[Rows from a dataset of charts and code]
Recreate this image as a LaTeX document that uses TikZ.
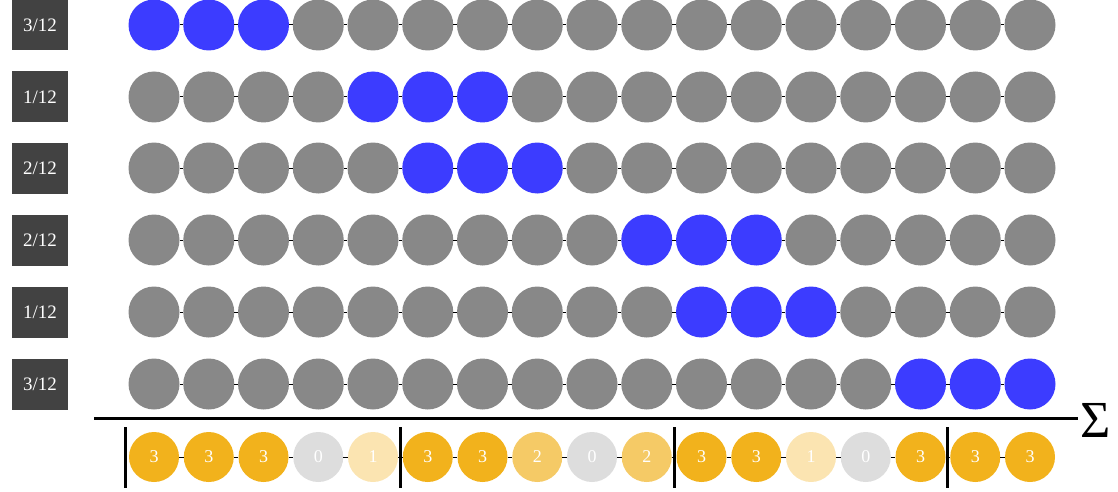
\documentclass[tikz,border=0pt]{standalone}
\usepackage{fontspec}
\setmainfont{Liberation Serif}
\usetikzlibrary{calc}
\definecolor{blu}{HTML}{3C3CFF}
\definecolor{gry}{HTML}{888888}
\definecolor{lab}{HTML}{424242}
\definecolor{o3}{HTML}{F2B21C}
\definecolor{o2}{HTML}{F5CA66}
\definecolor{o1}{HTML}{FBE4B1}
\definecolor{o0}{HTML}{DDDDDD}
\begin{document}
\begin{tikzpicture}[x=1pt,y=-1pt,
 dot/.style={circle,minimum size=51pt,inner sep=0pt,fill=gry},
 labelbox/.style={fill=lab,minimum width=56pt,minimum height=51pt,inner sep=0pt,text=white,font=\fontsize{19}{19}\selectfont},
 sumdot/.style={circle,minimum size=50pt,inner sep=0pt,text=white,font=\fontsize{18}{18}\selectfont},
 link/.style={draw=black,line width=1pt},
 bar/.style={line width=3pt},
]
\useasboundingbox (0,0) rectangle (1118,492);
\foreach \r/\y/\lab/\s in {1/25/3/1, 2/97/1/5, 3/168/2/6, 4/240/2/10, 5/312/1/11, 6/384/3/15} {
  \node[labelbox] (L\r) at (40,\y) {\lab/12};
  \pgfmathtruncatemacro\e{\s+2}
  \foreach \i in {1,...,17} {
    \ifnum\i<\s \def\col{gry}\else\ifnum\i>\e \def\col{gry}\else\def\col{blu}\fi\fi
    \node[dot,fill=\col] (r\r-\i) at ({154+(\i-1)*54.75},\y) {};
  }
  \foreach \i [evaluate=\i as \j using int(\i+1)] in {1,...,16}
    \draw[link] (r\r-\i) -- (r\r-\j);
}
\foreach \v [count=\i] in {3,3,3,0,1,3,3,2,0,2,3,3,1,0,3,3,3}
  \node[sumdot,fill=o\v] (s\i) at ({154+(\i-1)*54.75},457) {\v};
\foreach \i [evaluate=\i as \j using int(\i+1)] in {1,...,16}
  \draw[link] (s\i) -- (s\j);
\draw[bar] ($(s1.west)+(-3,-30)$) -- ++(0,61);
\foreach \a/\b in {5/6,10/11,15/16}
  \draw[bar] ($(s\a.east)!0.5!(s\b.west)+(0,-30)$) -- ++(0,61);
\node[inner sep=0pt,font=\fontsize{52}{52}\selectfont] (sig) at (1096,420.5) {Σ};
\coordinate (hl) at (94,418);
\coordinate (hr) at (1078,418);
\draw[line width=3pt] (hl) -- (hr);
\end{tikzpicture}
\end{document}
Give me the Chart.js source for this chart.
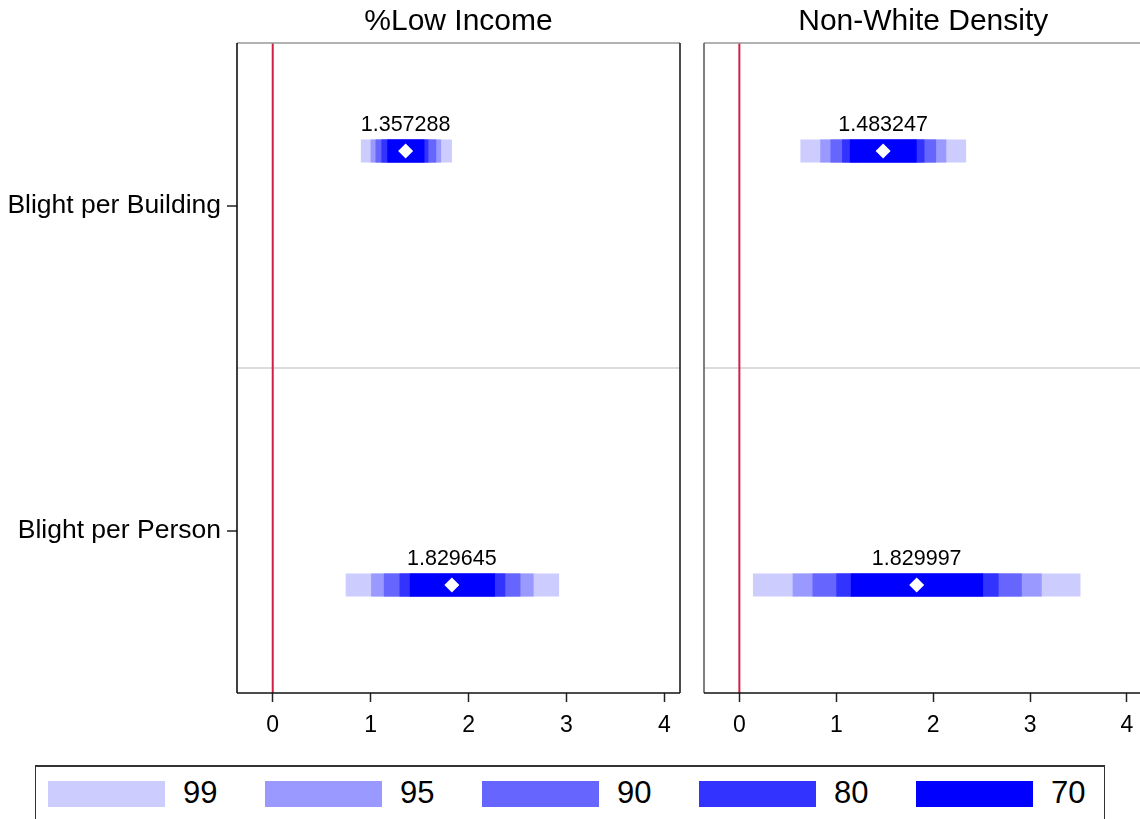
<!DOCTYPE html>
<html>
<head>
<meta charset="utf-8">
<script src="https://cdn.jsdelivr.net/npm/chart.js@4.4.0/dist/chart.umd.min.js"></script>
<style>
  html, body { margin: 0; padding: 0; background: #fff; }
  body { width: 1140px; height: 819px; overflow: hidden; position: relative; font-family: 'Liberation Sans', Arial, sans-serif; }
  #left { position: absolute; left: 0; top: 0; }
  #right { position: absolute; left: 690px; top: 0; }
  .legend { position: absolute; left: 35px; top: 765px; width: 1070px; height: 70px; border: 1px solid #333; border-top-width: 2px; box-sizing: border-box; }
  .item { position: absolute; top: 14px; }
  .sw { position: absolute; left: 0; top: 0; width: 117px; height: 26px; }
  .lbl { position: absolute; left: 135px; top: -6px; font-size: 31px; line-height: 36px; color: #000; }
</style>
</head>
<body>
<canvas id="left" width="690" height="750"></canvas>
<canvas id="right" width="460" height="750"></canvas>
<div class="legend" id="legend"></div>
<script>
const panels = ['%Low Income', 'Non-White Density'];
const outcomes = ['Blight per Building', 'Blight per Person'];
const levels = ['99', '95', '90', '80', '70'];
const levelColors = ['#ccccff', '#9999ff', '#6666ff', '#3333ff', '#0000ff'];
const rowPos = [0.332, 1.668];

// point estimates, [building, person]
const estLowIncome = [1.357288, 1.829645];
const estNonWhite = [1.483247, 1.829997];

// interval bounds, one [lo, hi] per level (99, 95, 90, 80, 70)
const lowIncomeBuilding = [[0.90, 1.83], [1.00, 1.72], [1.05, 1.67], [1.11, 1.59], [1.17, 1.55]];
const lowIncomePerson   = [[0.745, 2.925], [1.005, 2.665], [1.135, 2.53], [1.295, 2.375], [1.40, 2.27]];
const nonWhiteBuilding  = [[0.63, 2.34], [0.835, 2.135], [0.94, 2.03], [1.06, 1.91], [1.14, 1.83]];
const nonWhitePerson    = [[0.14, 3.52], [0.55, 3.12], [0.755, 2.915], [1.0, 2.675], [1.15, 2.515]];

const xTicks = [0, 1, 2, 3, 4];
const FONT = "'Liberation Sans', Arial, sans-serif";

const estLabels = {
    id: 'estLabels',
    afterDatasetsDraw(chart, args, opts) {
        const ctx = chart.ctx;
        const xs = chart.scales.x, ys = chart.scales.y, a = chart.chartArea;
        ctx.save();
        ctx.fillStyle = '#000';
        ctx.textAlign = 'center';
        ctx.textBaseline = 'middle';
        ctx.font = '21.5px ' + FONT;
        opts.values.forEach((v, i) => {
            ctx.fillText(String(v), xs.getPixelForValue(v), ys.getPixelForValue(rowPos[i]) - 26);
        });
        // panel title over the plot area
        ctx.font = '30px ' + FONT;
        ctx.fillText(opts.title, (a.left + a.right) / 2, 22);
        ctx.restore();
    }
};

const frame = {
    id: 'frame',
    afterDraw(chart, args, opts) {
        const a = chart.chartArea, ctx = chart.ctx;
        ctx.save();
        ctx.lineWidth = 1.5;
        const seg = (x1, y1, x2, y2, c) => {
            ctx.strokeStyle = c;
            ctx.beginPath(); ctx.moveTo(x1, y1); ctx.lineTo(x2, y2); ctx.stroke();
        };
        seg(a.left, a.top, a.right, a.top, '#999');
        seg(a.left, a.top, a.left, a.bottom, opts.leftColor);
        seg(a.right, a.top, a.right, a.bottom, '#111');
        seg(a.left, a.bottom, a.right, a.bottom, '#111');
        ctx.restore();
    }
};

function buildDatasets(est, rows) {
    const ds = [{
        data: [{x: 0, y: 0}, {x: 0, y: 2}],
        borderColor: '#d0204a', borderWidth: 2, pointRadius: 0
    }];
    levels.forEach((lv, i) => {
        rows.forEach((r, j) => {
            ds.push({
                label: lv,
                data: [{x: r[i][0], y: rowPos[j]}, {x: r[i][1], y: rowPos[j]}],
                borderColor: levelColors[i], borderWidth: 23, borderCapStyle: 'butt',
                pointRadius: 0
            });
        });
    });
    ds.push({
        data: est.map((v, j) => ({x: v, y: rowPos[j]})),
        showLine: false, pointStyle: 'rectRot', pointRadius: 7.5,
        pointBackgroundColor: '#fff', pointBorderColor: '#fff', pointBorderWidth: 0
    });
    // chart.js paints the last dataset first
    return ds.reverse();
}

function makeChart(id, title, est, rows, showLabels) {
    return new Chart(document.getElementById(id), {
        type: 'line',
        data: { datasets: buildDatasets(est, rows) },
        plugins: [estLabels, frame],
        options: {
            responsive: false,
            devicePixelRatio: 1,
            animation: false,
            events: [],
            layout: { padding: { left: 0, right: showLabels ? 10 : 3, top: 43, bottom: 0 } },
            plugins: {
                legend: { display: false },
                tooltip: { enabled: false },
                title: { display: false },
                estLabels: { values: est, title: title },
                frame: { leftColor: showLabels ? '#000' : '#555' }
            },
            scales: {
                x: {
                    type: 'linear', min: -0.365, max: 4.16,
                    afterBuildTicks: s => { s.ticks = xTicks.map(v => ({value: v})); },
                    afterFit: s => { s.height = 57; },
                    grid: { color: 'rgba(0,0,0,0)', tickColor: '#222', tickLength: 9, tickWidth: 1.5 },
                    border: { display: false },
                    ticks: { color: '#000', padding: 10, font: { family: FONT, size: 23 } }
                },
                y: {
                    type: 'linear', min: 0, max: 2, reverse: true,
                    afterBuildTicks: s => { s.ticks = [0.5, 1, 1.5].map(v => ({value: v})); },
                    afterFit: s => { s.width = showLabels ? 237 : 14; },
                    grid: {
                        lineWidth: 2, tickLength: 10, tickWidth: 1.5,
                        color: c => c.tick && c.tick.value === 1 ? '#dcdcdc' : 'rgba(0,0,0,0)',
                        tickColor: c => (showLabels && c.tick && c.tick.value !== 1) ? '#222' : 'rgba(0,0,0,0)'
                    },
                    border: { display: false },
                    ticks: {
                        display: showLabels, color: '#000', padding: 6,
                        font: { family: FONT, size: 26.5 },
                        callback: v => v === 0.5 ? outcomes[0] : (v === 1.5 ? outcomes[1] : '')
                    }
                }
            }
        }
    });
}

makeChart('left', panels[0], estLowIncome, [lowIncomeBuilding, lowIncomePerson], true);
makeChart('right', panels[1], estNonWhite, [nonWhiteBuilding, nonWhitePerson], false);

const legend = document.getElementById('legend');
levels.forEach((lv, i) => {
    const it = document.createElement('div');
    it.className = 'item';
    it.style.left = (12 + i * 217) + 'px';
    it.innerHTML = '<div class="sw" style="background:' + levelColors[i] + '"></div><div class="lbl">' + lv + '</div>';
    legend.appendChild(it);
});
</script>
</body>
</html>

§ **STATED GOAL**
Show every line from the entries above in which the word "this" appears.

§ **RESPONSE**
Recreate this image as a LaTeX document that uses TikZ.
Give me the Chart.js source for this chart.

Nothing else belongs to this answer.